Yaqub’s shop brought in a monthly profit of 40,000 Kenyan shillings (about $310) for five years that supported his family. He also benefited from the cash stipend of 9,800 shillings (about $76) per month from WFP, which was the main driver of the local economy.
“I have no business running now, no income coming in. I have become just a regular person in the neighbourhood. The hardship of life starts at home if you can’t even buy your children a notebook or a pen. A child who has been expelled from school knows nothing. If you ask a person for help today, they will cook for you, but they won’t do it for you tomorrow,” he said.
Yaqub, 38, arrived in Dadaab’s Hagadera camp in 2019 after fleeing insecurity and a lack of work in Mogadishu. He said he was caught off guard by the sudden aid cuts. He tried to collect money his customers owed him, but they too are in the same cash-crisis predicament after the aid has been cut.
“There are many people in the town who owe me money. Everyone is in the same situation as me. If I try to get my money from them, they are also going hungry. They haven’t been given food or cash assistance for two months. I have a lot of debt, and I can’t even go outside. A man brought a policeman to arrest me for a debt – I owe him 70,000 Kenyan shillings.”
Another business woman, Amina Hassan Hussein, has had to close her shop selling vegetables and other goods, as her customers have no cash to spend.
“It’s a big change for us, life is not what it used to be,” she said. “We used to be able to buy what we needed for the children, but now I can’t. I feel a great burden with the food insecurity and economic hardship that we now live with. The food given to us for a month is not enough. If it lasts for 15 or 20 days, we are lucky.”
Amina, who was displaced from Mogadishu in 2018, established her business four years ago with $240 she earned working as a porter in Dadaab. Her customers owe her a total of 80,000 Kenya shillings (about $625). Four of her children have had to drop out of school because she has not been able to pay the 7,000 shillings in fees for the last three months.
“I sold vegetables, flour, rice, and products like hair oil. I used to sell all the tomatoes, spinach, cabbage, and peppers I had in stock, but it’s all closed down. I can’t buy supplies with my debts and without cash aid there are no customers.”

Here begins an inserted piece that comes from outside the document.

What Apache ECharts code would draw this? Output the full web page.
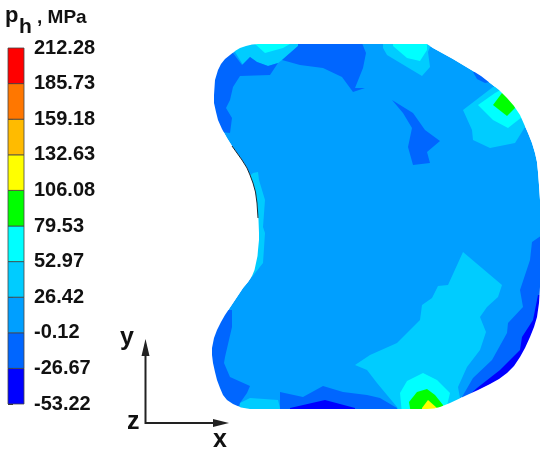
<!DOCTYPE html>
<html>
<head>
<meta charset="utf-8">
<style>
  html, body { margin: 0; padding: 0; background: #fff; }
  #main { width: 550px; height: 455px; }
</style>
<script src="https://cdn.jsdelivr.net/npm/echarts@6/dist/echarts.min.js"></script>
</head>
<body>
<div id="main"></div>
<script>
// contour bands, bottom to top
var bandColors = ['#0000ff', '#0066ff', '#009fff', '#00ccff', '#00ffff', '#00ff00', '#ffff00', '#ffbb00', '#ff7700', '#ff0000'];
var tickLabels = ['-53.22', '-26.67', '-0.12', '26.42', '52.97', '79.53', '106.08', '132.63', '159.18', '185.73', '212.28'];

// section outline
var outline = [[258,44],[427,44],[433,48],[443,53.5],[453,59],[463,65],[473,71],[481,76],[490,83],[499,90],[507,98],[514,106],[520,115],
  [524,124],[528,133],[532,143],[535,153],[537,162],[538,172],[539,185],[540,200],
  [540,287],[539,303],[537,317],[534,327],[530,337],[525,348],[520,357],[514,366],[507,373],[499,379],[490,384],[478,390],[467,395],
  [450,403],[445,405],[440,407],[434,408.5],[427,409],[250,409],[241,407.5],[233,404],[227,400],[223,395],
  [220,388],[217,380],[215,372],[213,363],[212,355],[212,348],[214,338],[217,330],[221,322],[225,315],[233,303],[243,288],[248,282],[252,276],
  [254.5,270],[256,263],[257.5,256],[258,250],[259,240],[259,233],[258.5,220],[257,203],[255.5,192],[253,183],[250,175],[247,168],
  [242,160],[237,153],[232,146],[227,138],[222,129],[218,120],[216,112],[214,103],[214,95],[215,80],[218,70],[221,64],[225,59],[230,55],
  [235,51],[240,48],[246,46],[252,44.5]];
var darkEdge = [[232,146],[237,153],[242,160],[247,168],[250,175],[253,183],[255.5,192],[257,203],[258,218]];

// contour patches, they may run over the outline, the blank around it covers that
var topLeftLight = [[235,52],[243,65],[250,57],[257,62],[268,66],[278,63],[282,60],[298,46],[298,38],[235,38]];
var topLeftCyan = [[255,38],[255,44],[265,53],[283,48],[290,44],[290,38]];
var topLeftDark = [[233,53],[242,65],[250,57],[257,62],[268,66],[278,63],[270,75],[240,76],[233,87],[230,100],[226,108],[232,118],[230,133],[205,130],[205,80],[225,45]];
var topMiddleDark = [[282,60],[298,46],[298,38],[360,38],[366,53],[363,68],[355,88],[365,88],[353,92],[342,77],[323,68],[300,65]];
var topRightLight = [[383,38],[383,48],[387,55],[407,67],[422,76],[430,67],[428,52],[430,47],[430,38]];
var topRightCyan = [[393,38],[393,46],[407,58],[420,61],[427,50],[427,38]];
var edgeDark = [[473,72],[477,79],[485,83],[490,82],[490,70]];
var hotLight = [[493,87],[463,110],[472,130],[473,140],[490,148],[515,143],[525,127],[535,110],[510,85]];
var hotCyan = [[495,93],[478,105],[493,120],[508,128],[522,117],[530,105],[510,85]];
var hotGreen = [[502,93],[493,105],[507,116],[515,108],[512,95]];
var middleDark = [[392,100],[413,113],[425,130],[440,141],[427,152],[430,163],[413,165],[408,147],[412,128],[403,113]];
var leftStrip = [[253,173],[258,172],[259,180],[265,200],[263,227],[265,233],[263,263],[252,277],[240,277],[245,230],[245,180]];
var lowerLight = [[463,252],[502,285],[498,297],[487,307],[480,317],[486,332],[480,350],[467,367],[458,387],[460,398],[455,414],[400,414],
  [397,407],[377,383],[367,370],[355,365],[370,355],[397,343],[420,320],[422,305],[432,298],[438,286],[448,285]];
var bottomCyan = [[402,414],[400,393],[407,381],[423,373],[437,380],[450,393],[445,414]];
var bottomGreen = [[409,402],[417,392],[427,389],[435,395],[443,405],[443,414],[411,414]];
var bottomYellow = [[422,408],[428,400],[437,408],[437,414],[422,414]];
var bottomDark = [[280,392],[303,397],[323,386],[343,392],[367,395],[380,398],[397,408],[397,414],[280,414]];
var bottomBlue = [[290,408],[325,400],[355,408],[355,414],[290,414]];
var bottomLeftDark = [[232,310],[232,327],[225,357],[224,363],[230,377],[250,386],[247,393],[240,403],[235,414],[200,400],[200,310]];
var bottomLeftLight = [[240,403],[250,398],[278,400],[280,408],[280,414],[240,414]];
var rightDark = [[545,233],[532,242],[530,260],[520,290],[523,307],[508,323],[507,333],[492,360],[473,378],[462,397],[462,416],[545,416]];
var rightBlue = [[538,295],[533,320],[522,337],[520,350],[500,370],[477,388],[467,397],[470,416],[545,416],[545,295]];

// band index and patch, later ones lie on top
var patches = [
  [2, outline],
  [3, topLeftLight], [4, topLeftCyan], [1, topLeftDark], [1, topMiddleDark],
  [3, topRightLight], [4, topRightCyan], [1, edgeDark],
  [3, hotLight], [4, hotCyan], [5, hotGreen], [1, middleDark], [3, leftStrip],
  [3, lowerLight], [4, bottomCyan], [5, bottomGreen], [6, bottomYellow],
  [1, bottomDark], [0, bottomBlue], [1, bottomLeftDark], [3, bottomLeftLight],
  [1, rightDark], [0, rightBlue]
];

// white frame with the outline cut out, joined at the first outline point
var frame = [[195,36],[548,36],[548,417],[195,417],[195,36],[258,36]];
var blank = frame.concat([outline[0]], outline.slice().reverse(), [outline[0]], [[258,36]]);

var chart = echarts.init(document.getElementById('main'), null, { renderer: 'canvas' });
var font = '"Liberation Sans", Arial, sans-serif';

function polygonItem (params, api) {
  var item = patches[params.dataIndex];
  return {
    type: 'polygon',
    shape: { points: item[1].map(function (p) { return api.coord(p); }) },
    style: { fill: bandColors[item[0]] }
  };
}

chart.setOption({
  animation: false,
  backgroundColor: '#fff',
  grid: [
    { left: 0, right: 0, top: 0, bottom: 0 },
    { left: 8, top: 48, width: 16, height: 356 }
  ],
  xAxis: [
    { gridIndex: 0, type: 'value', min: 0, max: 550, show: false },
    { gridIndex: 1, type: 'value', min: 0, max: 1, show: false }
  ],
  yAxis: [
    { gridIndex: 0, type: 'value', min: 0, max: 455, inverse: true, show: false },
    {
      gridIndex: 1, type: 'value', min: 0, max: 10, interval: 1, position: 'right',
      splitLine: { show: false },
      axisLine: { show: false },
      axisTick: { show: true, length: 5, lineStyle: { color: '#333', width: 1 } },
      axisLabel: {
        margin: 10, color: '#111', fontFamily: font, fontWeight: 'bold', fontSize: 20,
        formatter: function (v) { return tickLabels[Math.round(v)]; }
      }
    }
  ],
  series: [
    {
      type: 'custom', xAxisIndex: 0, yAxisIndex: 0, clip: false, silent: true, z: 2,
      data: patches.map(function (p, i) { return [i]; }),
      renderItem: polygonItem
    },
    {
      type: 'custom', xAxisIndex: 0, yAxisIndex: 0, clip: false, silent: true, z: 3,
      data: [[0]],
      renderItem: function (params, api) {
        return {
          type: 'polygon',
          shape: { points: blank.map(function (p) { return api.coord(p); }) },
          style: { fill: '#fff' }
        };
      }
    },
    {
      type: 'line', xAxisIndex: 0, yAxisIndex: 0, data: darkEdge, symbol: 'none', silent: true, z: 4,
      lineStyle: { color: '#1c2a33', width: 1 }
    },
    {
      type: 'custom', xAxisIndex: 1, yAxisIndex: 1, clip: false, silent: true, z: 2,
      data: bandColors.map(function (c, i) { return [i]; }),
      renderItem: function (params, api) {
        var i = params.dataIndex;
        var a = api.coord([0, i]);
        var b = api.coord([1, i + 1]);
        return {
          type: 'rect',
          shape: { x: a[0], y: b[1], width: b[0] - a[0], height: a[1] - b[1] },
          style: { fill: bandColors[i], stroke: '#444', lineWidth: 0.8 }
        };
      }
    }
  ],
  graphic: [
    { type: 'text', left: 5, top: 5, style: { text: 'p', fontFamily: font, fontWeight: 'bold', fontSize: 22, fill: '#111' } },
    { type: 'text', left: 19, top: 17, style: { text: 'h', fontFamily: font, fontWeight: 'bold', fontSize: 21, fill: '#111' } },
    { type: 'text', left: 37, top: 8, style: { text: ', MPa', fontFamily: font, fontWeight: 'bold', fontSize: 19, fill: '#111' } },
    { type: 'polyline', shape: { points: [[145.5, 352], [145.5, 423], [215, 423]] }, style: { stroke: '#222', lineWidth: 2, fill: null } },
    { type: 'polygon', shape: { points: [[145.5, 339], [141.5, 356], [149.5, 356]] }, style: { fill: '#222' } },
    { type: 'polygon', shape: { points: [[229, 423], [213, 419], [213, 427]] }, style: { fill: '#222' } },
    { type: 'text', left: 120, top: 326, style: { text: 'y', fontFamily: font, fontWeight: 'bold', fontSize: 25, fill: '#111' } },
    { type: 'text', left: 127, top: 410, style: { text: 'z', fontFamily: font, fontWeight: 'bold', fontSize: 25, fill: '#111' } },
    { type: 'text', left: 213, top: 428, style: { text: 'x', fontFamily: font, fontWeight: 'bold', fontSize: 25, fill: '#111' } }
  ]
});
</script>
</body>
</html>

A member of the Dadaab business community committee, Mursal Mohamed Abdulle, told Radio Ergo that the livelihoods of refugees had plummeted with the aid cuts and many businesses had been forced to close.
“WFP has stopped the cash assistance and reduced the food aid by half. Therefore, business has gone down. There are a lot of closed shops, mostly in the neighbourhoods. Many shops are closing. Either a refugee goes back to Somalia, or if they are legal, they go further into Kenya – but they can’t continue surviving in the camps like this,” Mursal said.